Pomona College Henry G. Lee Professor of English Claudia Rankine read
excerpts from her 2015 National Book Critics Circle award-winning poetry collection Citizen: An American Lyric April 20 in Pomona’s Bridges Hall of Music. Rankine read her poems in a level voice, linking her individual works on contemporary racism with accounts of conversations and experiences.
Citizen paints an image of what racism looks like in
the 21st century. Rankine’s work communicates a situation of normalcy and hidden reality, combined with a strange
tolerance and turning of the cheek.
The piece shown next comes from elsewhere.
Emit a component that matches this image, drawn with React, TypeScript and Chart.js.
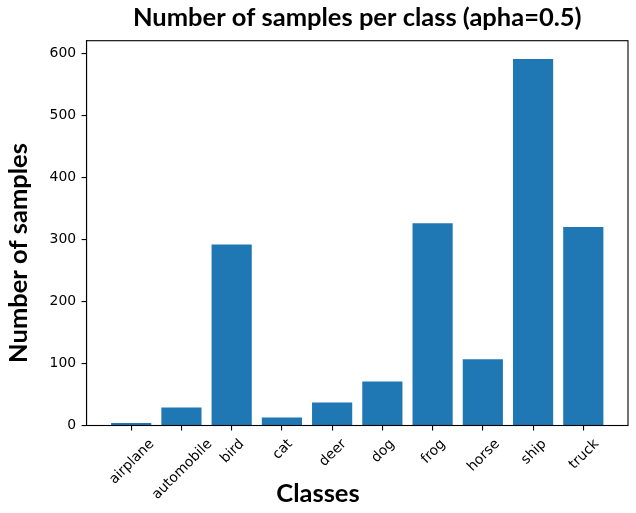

The audience chuckled at the audacity
ofd some of the scenarios, but many students in attendance said that not enough attention is paid to the issues explored in the book.
“I thought it was really thought-provoking in the sense that these hegemonic modes of thought are not static,” Forrest Fulgenzi PZ ’17 said. “Through day-to-day experiences, these notions of black and white dichotomies still dominate our actions today. And that’s terrifying.”
Citizen has been acclaimed in numerous ways, including its NBCC award for poetry. It was
the first work ever to be nominated in two categories: poetry and criticism.
Additionally, Citizen has made the short list for the National Book Award and won the Los Angeles Times Book
Prize for poetry.
Pomona College President David W. Oxtoby gave opening remarks at Monday’s reading.
“Poetry is a thread that can tie
together our experiences over a lifetime,” Oxtoby said. “In Citizen, the threads are the experiences of Black
Americans that brilliantly and fearlessly weave for us, meditations that help
us better understand the racism and trauma that this country perpetuates
obviously and insidiously on an everyday basis.”
“These both disturb and draw
us in,” added Oxtoby. “For me, personally, what Claudia has accomplished is nothing short of
revelatory, giving me a glimpse into experiences and realities that are very
different from my own and so important for me to see and grapple with.”
The stories and perspectives are gathered from both accounts from Rankine’s friends and infamous incidents of racism in recent years. The narratives take place in neighborhoods, side streets and a Starbucks. These are everyday situations with a unifying theme: racism’s presence in daily life.
Rankine read an excerpt from a poem in which one of her personal friends, who had been walking in and out of her home, was accused of being a
criminal. Rankine’s next
door neighbor called the police as her friend was talking on the phone, pacing
in her front yard. When Rankine suggested that her friend simply talk on the phone in
the backyard, he replied that he could talk wherever he wanted.
“What’s ironic about this piece is that
I saw it coming,” Rankine said. “I thought that my neighbor will think that this black man
coming in and out of our home is a criminal. So I’m going to invite
him over for dinner to introduce them. And it still happened.”
Through this anecdote, Rankine noted the point, and the problem, with the story.
“I was more
worried about the police and what could happen in that interaction in terms of
his body in that space than I was about his freedom overall, and that was the
problem,” she said. “You can’t protect against something if it is
really going to curtail your own freedom. It was a good lesson for me.”